Gov. Abbott helps inaugurate STC’s new Center for Public Safety
PHARR — Phase One of a massive $71.28 million masterplan to build the long-awaited STC Regional Center for Public Safety Excellence was inaugurated Tuesday afternoon with Gov. Greg Abbott present to celebrate the accomplishment.
“I want to thank you for your genuine commitment to both higher education, as well as to public safety,” Abbott said in his remarks. “Both are essential for our future. Keeping communities safe must be our top priority. If we are going to have the safety and security to be able to educate our kids, the safety and security to have the vibrant academy that we have, then law enforcement officers, firefighters, public safety professionals are essential to that top priority.”
About 24 cadets in the police academy and close to 10 in the fire academy began their training this semester at the brand new 19,500-square-foot facility. This is considered the first phase of the overall project, which amounted to about $10 million. Other than traditional classrooms and study areas, the building includes shooting and driving simulation labs for both Customs and Border Protection and law enforcement students, and the only vehicle driving track for law enforcement and emergency vehicle training south of San Antonio.
The new training center is open to state and federal law enforcement, public safety, criminal justice and fire science professionals and it’s slated to satisfy required training catering to these agencies in the region, with college-credit courses that allow cadets to pursue several associate degrees and certificates.
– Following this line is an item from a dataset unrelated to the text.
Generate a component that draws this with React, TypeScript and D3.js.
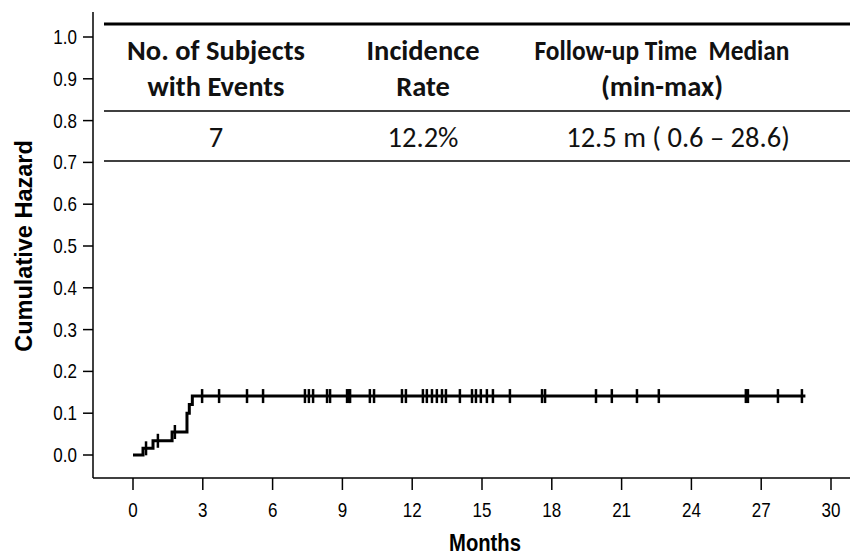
import React from "react";
import * as d3 from "d3";

const W = 862;
const H = 558;

// Event times (months) and cumulative hazard after each event
const eventTimes = [0, 0.43, 0.86, 1.68, 2.32, 2.42, 2.55];
const cumHazard = [0, 0.016, 0.034, 0.055, 0.1, 0.121, 0.141];
const maxFollowUp = 28.9;

// Censored observation times (months)
const censorTimes = [
  0.56, 1.07, 1.8, 2.97, 3.7, 4.9, 5.59, 7.39, 7.56, 7.74, 8.34, 8.47, 9.2,
  9.28, 9.33, 10.18, 10.36, 11.56, 11.73, 12.46, 12.63, 12.85, 13.06, 13.28,
  13.45, 14.05, 14.57, 14.74, 14.95, 15.21, 15.47, 16.2, 17.58, 17.71, 19.9,
  20.58, 21.66, 22.6, 26.34, 26.43, 27.72, 28.75,
];

const xTicks = [0, 3, 6, 9, 12, 15, 18, 21, 24, 27, 30];
const yTicks = [0, 0.1, 0.2, 0.3, 0.4, 0.5, 0.6, 0.7, 0.8, 0.9, 1.0];

const tableHeader1 = ["No. of Subjects", "Incidence", "Follow-up Time  Median"];
const tableHeader2 = ["with Events", "Rate", "(min-max)"];
const tableValues = ["7", "12.2%", "12.5 m ( 0.6 \u2013 28.6)"];

const xTitle = "Months";
const yTitle = "Cumulative Hazard";

export default function App() {
  const x = d3.scaleLinear().domain([0, 30]).range([133, 831]);
  const y = d3.scaleLinear().domain([0, 1]).range([455, 37]);

  const stepPts: [number, number][] = eventTimes.map((t, i) => [t, cumHazard[i]]);
  stepPts.push([maxFollowUp, cumHazard[cumHazard.length - 1]]);
  const line = d3
    .line<[number, number]>()
    .x((d) => x(d[0]))
    .y((d) => y(d[1]))
    .curve(d3.curveStepAfter);

  const hazardAt = (t: number) => {
    let h = 0;
    eventTimes.forEach((et, i) => {
      if (et <= t) h = cumHazard[i];
    });
    return h;
  };

  const axisFont = "'Liberation Sans', Arial, sans-serif";
  const tableFont = "Carlito, 'Liberation Sans', Arial, sans-serif";
  const colX = [216, 423, 662];
  const valX = [216, 423, 678];
  const sx = 0.85;

  return (
    <svg
      width={W}
      height={H}
      style={{ position: "absolute", left: 0, top: 0, background: "#fff" }}
    >
      <rect x={0} y={0} width={W} height={H} fill="#fff" />
      {/* axes */}
      <line x1={93} y1={12} x2={93} y2={478} stroke="#000" strokeWidth={1.5} />
      <line x1={93} y1={478} x2={850} y2={478} stroke="#000" strokeWidth={1.5} />
      {yTicks.map((t) => (
        <g key={"y" + t}>
          <line x1={83} x2={93} y1={y(t)} y2={y(t)} stroke="#000" strokeWidth={1.5} />
          <g transform={`translate(77,${y(t) + 7}) scale(${sx},1)`}>
            <text
              x={0}
              y={0}
              textAnchor="end"
              fontFamily={axisFont}
              fontSize={20}
              fill="#000"
            >
              {t.toFixed(1)}
            </text>
          </g>
        </g>
      ))}
      {xTicks.map((t) => (
        <g key={"x" + t}>
          <line x1={x(t)} x2={x(t)} y1={478} y2={490} stroke="#000" strokeWidth={1.5} />
          <g transform={`translate(${x(t)},517) scale(${sx},1)`}>
            <text
              x={0}
              y={0}
              textAnchor="middle"
              fontFamily={axisFont}
              fontSize={20}
              fill="#000"
            >
              {t}
            </text>
          </g>
        </g>
      ))}
      <g transform={`translate(485,551) scale(0.88,1)`}>
        <text
          x={0}
          y={0}
          textAnchor="middle"
          fontFamily={axisFont}
          fontWeight="bold"
          fontSize={23}
          fill="#000"
        >
          {xTitle}
        </text>
      </g>
      <text
        transform={`translate(32,246) rotate(-90)`}
        textAnchor="middle"
        fontFamily={axisFont}
        fontWeight="bold"
        fontSize={23.5}
        fill="#000"
      >
        {yTitle}
      </text>

      {/* curve */}
      <path d={line(stepPts) || ""} fill="none" stroke="#000" strokeWidth={3} />
      {censorTimes.map((t, i) => (
        <line
          key={"c" + i}
          x1={x(t)}
          x2={x(t)}
          y1={y(hazardAt(t)) - 7}
          y2={y(hazardAt(t)) + 7}
          stroke="#000"
          strokeWidth={2.5}
        />
      ))}

      {/* table */}
      <line x1={104} x2={850} y1={24} y2={24} stroke="#000" strokeWidth={3} />
      <line x1={104} x2={850} y1={111} y2={111} stroke="#000" strokeWidth={1.5} />
      <line x1={104} x2={850} y1={161} y2={161} stroke="#000" strokeWidth={1.5} />
      {tableHeader1.map((s, i) => (
        <text
          key={"h1" + i}
          x={colX[i]}
          y={60}
          textAnchor="middle"
          fontFamily={tableFont}
          fontWeight="bold"
          fontSize={28.5}
          fill="#111"
          xmlSpace="preserve"
          {...(i === 2 ? { textLength: 255, lengthAdjust: "spacingAndGlyphs" } : {})}
        >
          {s}
        </text>
      ))}
      {tableHeader2.map((s, i) => (
        <text
          key={"h2" + i}
          x={colX[i]}
          y={96}
          textAnchor="middle"
          fontFamily={tableFont}
          fontWeight="bold"
          fontSize={28.5}
          fill="#111"
        >
          {s}
        </text>
      ))}
      {tableValues.map((s, i) => (
        <text
          key={"v" + i}
          x={valX[i]}
          y={147}
          textAnchor="middle"
          fontFamily={tableFont}
          fontSize={28.5}
          fill="#111"
        >
          {s}
        </text>
      ))}
    </svg>
  );
}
So far these include associates in applied sciences and applied sciences in law enforcement, as well as basic firefighter and law enforcement certificates.
High school students from Pharr-San Juan-Alamo school district are also taking college-level courses in criminal justice as part of dual-enrollment offerings toward an associate degree.
The college used about $4.2 million in funding from a $159 bond issued in 2013. PSJA ISD contributed 10 acres of land valued at about $370,000 and $1 million in funding, the Department of Public Safety contributed $1.5 million, and the city of Pharr contributed 27 acres of land valued at $2.5 million.
The DPS funds were mainly used for the emergency vehicle driving track and simulators, said STC President Shirley Reed, while the agreement with the school district was to provide four classrooms for dual-enrollment students.
The $71 million overall construction plan and this first academic building sit on a 64 acres, but there are additional 180 acres available for future growth. Phase Two of the project includes construction of cityscapes for non-lethal simulation training, an emergency vehicle operations course and an indoor shooting range. Phase Three is slated for additional education and student services buildings as well as Integrated Homeland Security facilities.
The concept was meant to be developed as a partnership, Reed said. Conversations with the former city administration began well before the 2013 bond was passed by voters, but it didn’t really come to fruition until 2017 when the three entities finalized the commitment with an official signing of a memorandum of understanding.
“We can’t do it alone, there’s just no way,” Reed said. “We didn’t have any land, we had the vision … it took a little work, but with the new administration and with Mayor (Ambrosio) Hernandez, he saw the potential and within months he put together a package where the city acquired all this land to be available.”
The center is located at 3901 S. Cage Blvd., directly south of the PSJA Southwest Early College High School and it is STC’s sole presence in Pharr. The partnership was also appealing to the school district, said PSJA ISD Superintendent Daniel King, as criminal justice is not only a field highly popular among his students, but there is also high demand in the region for such skills.
The value of having this training center right in their backyard is extremely high, he said, as well as the value of being able to offer training opportunities locally to the many agencies present along the border.
“It’s perfect because it provides us a college setting right in our community,” King said. “Federal and state agencies spend hundreds of thousands of dollars in sending all of their locally-assigned officers and agents to Maryland and other places to get upgraded training and so forth. Part of our goal in having that training brought here also make it accessible to local police departments so that they can more easily get state-of-the art training.”
STC Police Chief Paul Varville, will be overseeing the center as chief administrator, said the goal is to get feedback from area agencies on what courses and professional development they need in the area and offer as many academic credits leading to certificates and degrees as possible, including those required by the Texas Commission of Law Enforcement.
Some of the first courses offered at the center include report writing, conducting an investigation, enhanced fingerprint techniques, forensics training and emergency vehicle operation. But Varville said the surveys have revealed many other needed courses and about 6,700 slots requested. All of these needs are in the process of being assessed, he said, to see how soon they can start offering appropriate training.
STC Board Chair Paul Rodriguez said the hope is to mimic what they’ve done with other contracted services such as those at the Technology Center. There, area manufacturers voice the skills and certificates needed and the college works to develop appropriate courses that meet those needs.
The next step toward the $71 million vision is to secure the funding to continue filling the already-available land. Reed said they are currently working on identifying potential grants and working with state and federal officials to secure the projects realization in about 10 years.
“We are pursuing grant opportunities, we are working with the state legislation, particularly with Sen. Chuy Hinojosa, we are working with DPS on how can they provide funding to help develop this facility so they in fact can use it. So it’s going to be a slow process,” Reed said. “Realistically it’s going to be a long-term project.”